In a picture book, text and art can combine to tell a story in a vibrant and emotionally stirring way. We asked the author and illustrator of
Viola Desmond Won’t Be Budged! to share their inspiration.

Jody Nyasha Warner, author

“I wanted to write about Viola Desmond for a couple of reasons. From a literary standpoint, the story had a lot of drama and vitality. And at the same time, I thought this was an important incident for Canadians to know about. Sometimes we like to think we're this tolerant, harmonious country while the big, bad United States is the one with a history of slavery and racism, but the truth is those things have existed here as well. Viola reminds and inspires us to speak up against discrimination as much as we can.”

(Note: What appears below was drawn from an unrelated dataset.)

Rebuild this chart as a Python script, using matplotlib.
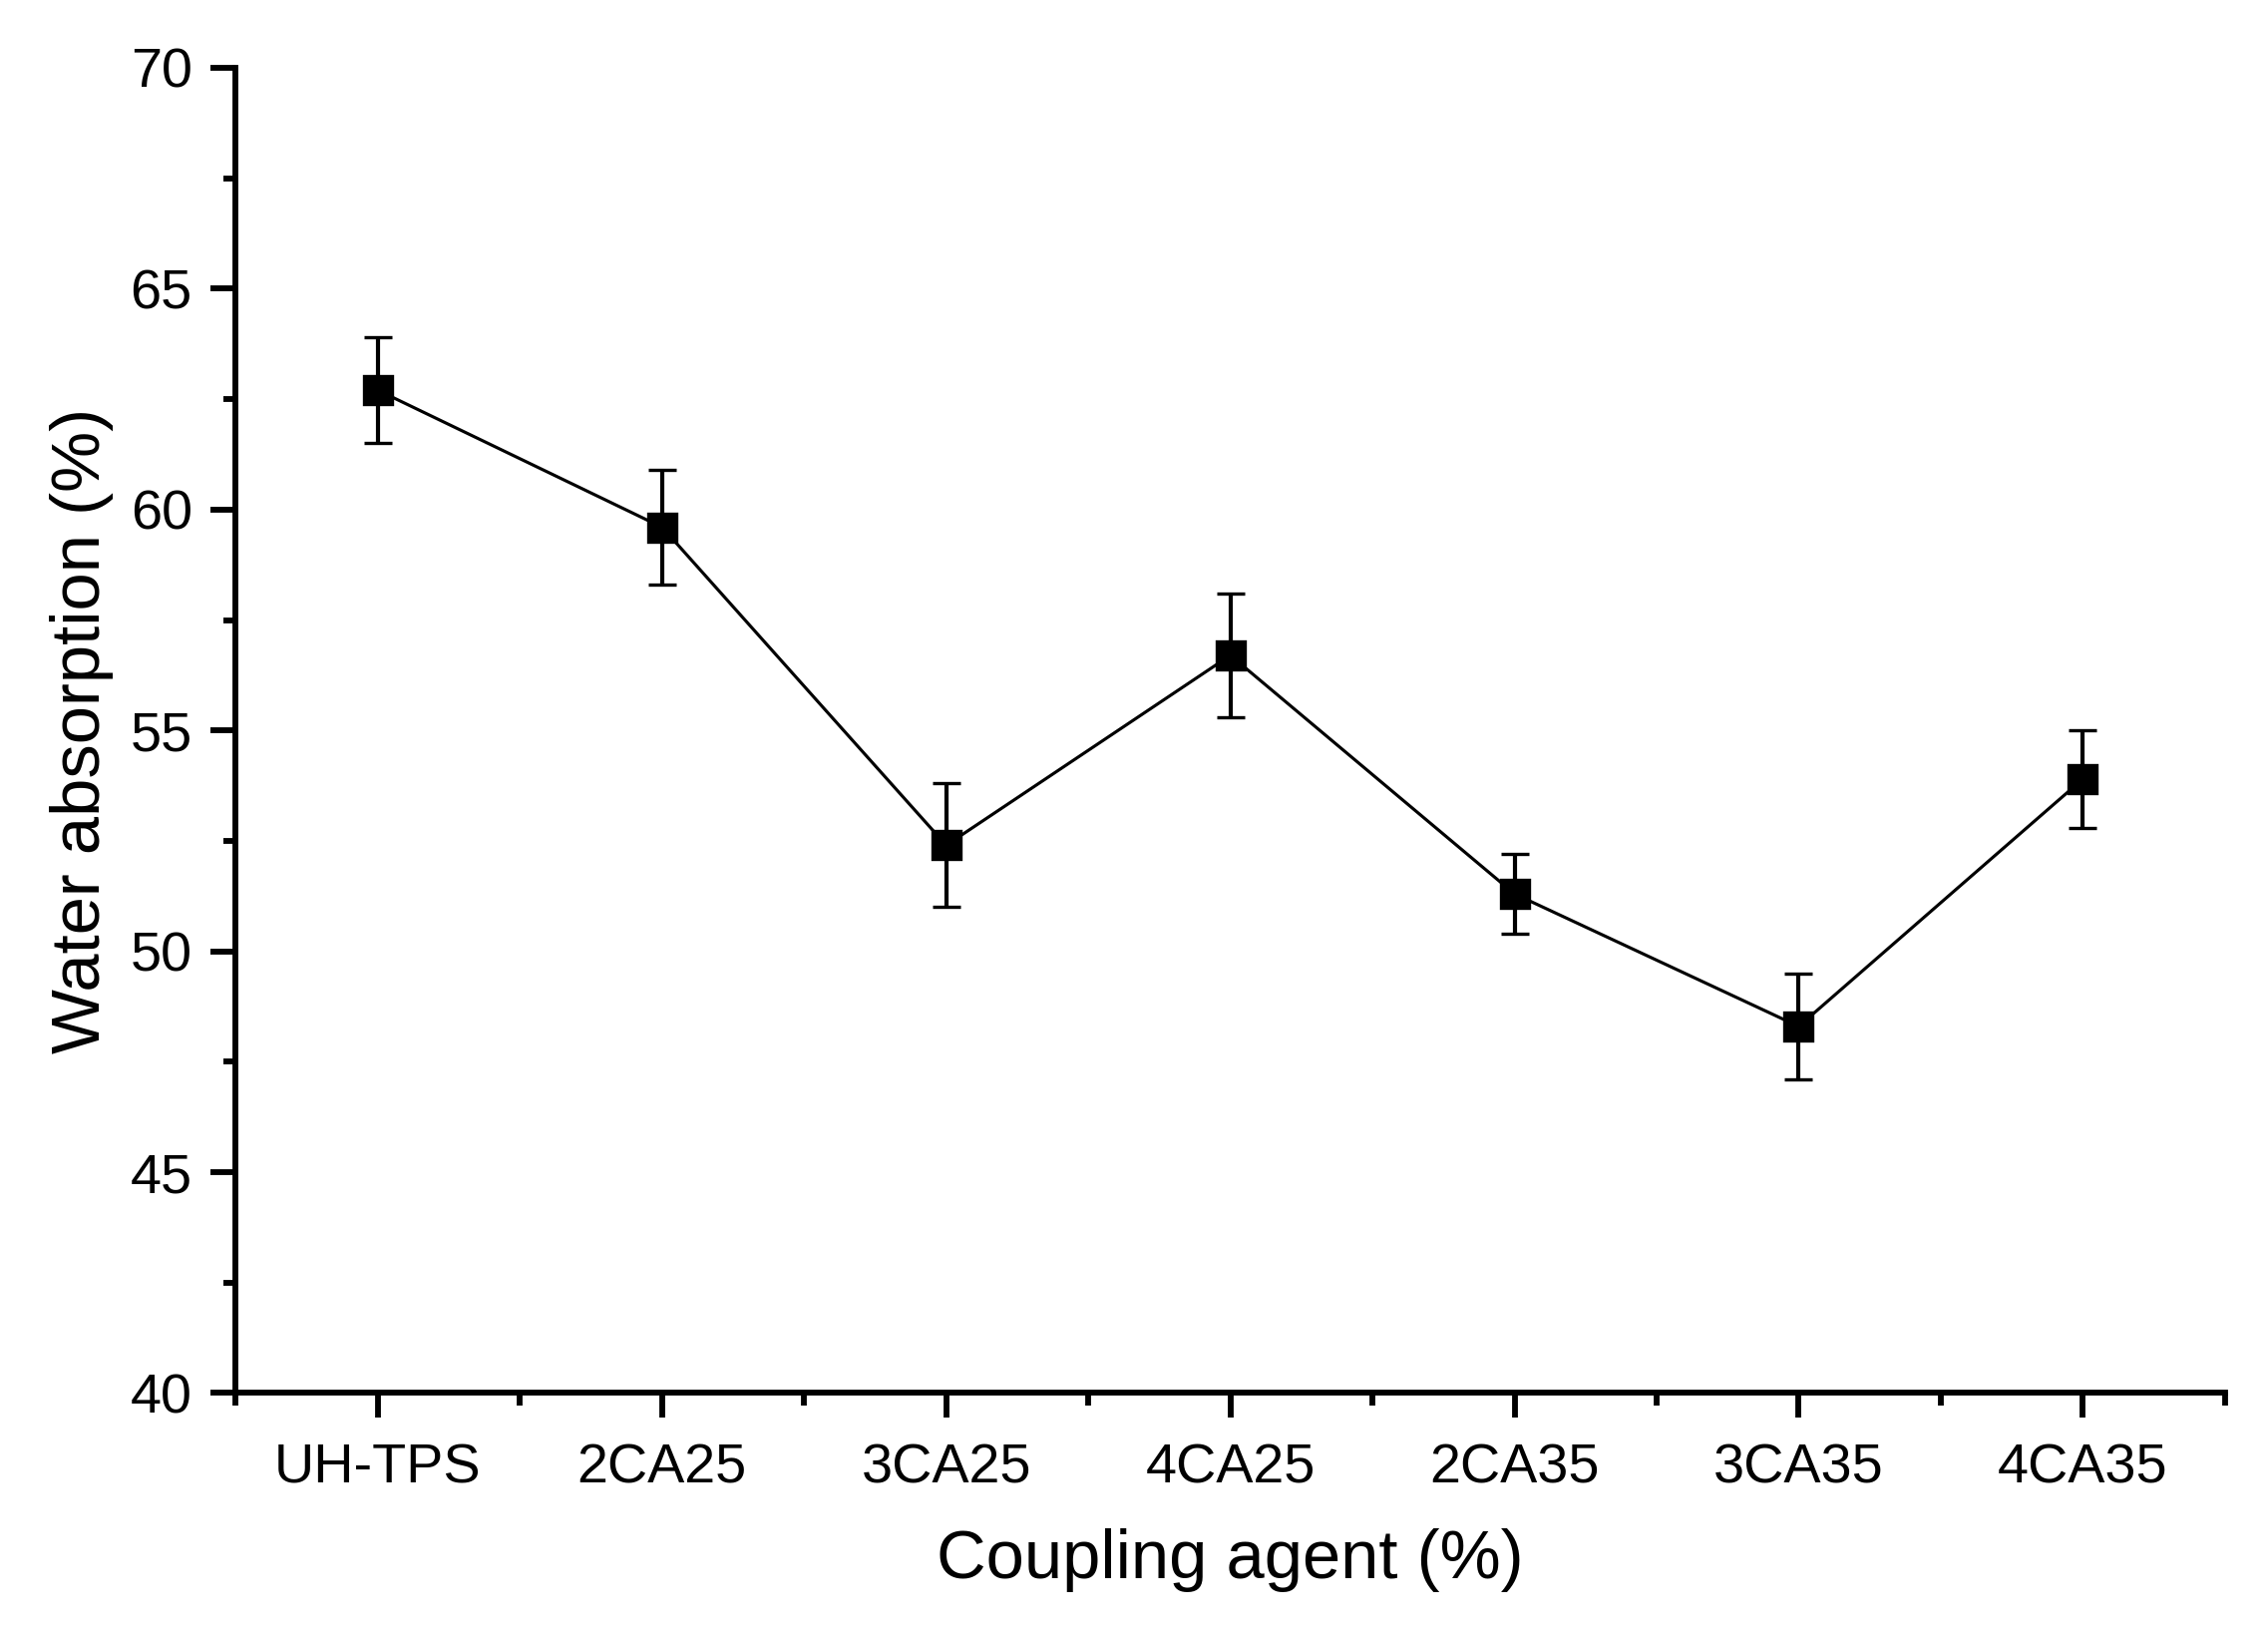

Richard Rudnicki, illustrator

“This is exactly the sort of story I love to illustrate. As an artist I am fascinated by real people, living history, strong feelings and emotions, and social justice. To tell these stories in pictures is an enormous challenge. Accuracy through diligent research is critical to my work. And, through the illustrations, it is possible to tell the back story—always relevant and interesting, but clues and visual evidence are fading fast ([though] Viola Desmond’s story happened only two and a half generations ago).”

Viola Desmond Won’t Be Budged!
Text copyright © 2010 by Jody Nyasha Warner,
illustrations copyright © 2010 Richard Rudnicki.
Reprinted with permission from Groundwood Books Limited.

Viola Desmond might never have become a Canadian human rights icon if her car hadn’t broken down in New Glasgow, Nova Scotia on November 8, 1946. While having her car repaired, the successful, Black beauty parlour owner from Halifax decided to catch a movie at the local theatre. She bought a ticket and took a seat on the main floor, not knowing that Black people were only to be seated in the balcony. When theatre staff told Viola to leave the area designated for White people, Viola stayed put and offered to pay the extra charge for a main floor ticket. She was refused; instead, the police were called. They dragged her to the station, where she spent the night.

Viola was charged and convicted of tax evasion (amounting to 1¢), the government refusing to acknowledge the charges had anything to do with her race. She went on to appeal the verdict in the Supreme Court of Nova Scotia and her public court battle lit the spark for the anti-segregation movement. In the late 1950s, the Nova Scotia government repealed their segregation legislation and in 2010, they apologized and pardoned Viola Desmond. Sadly, Viola was not there to receive the apology—she died in 1965.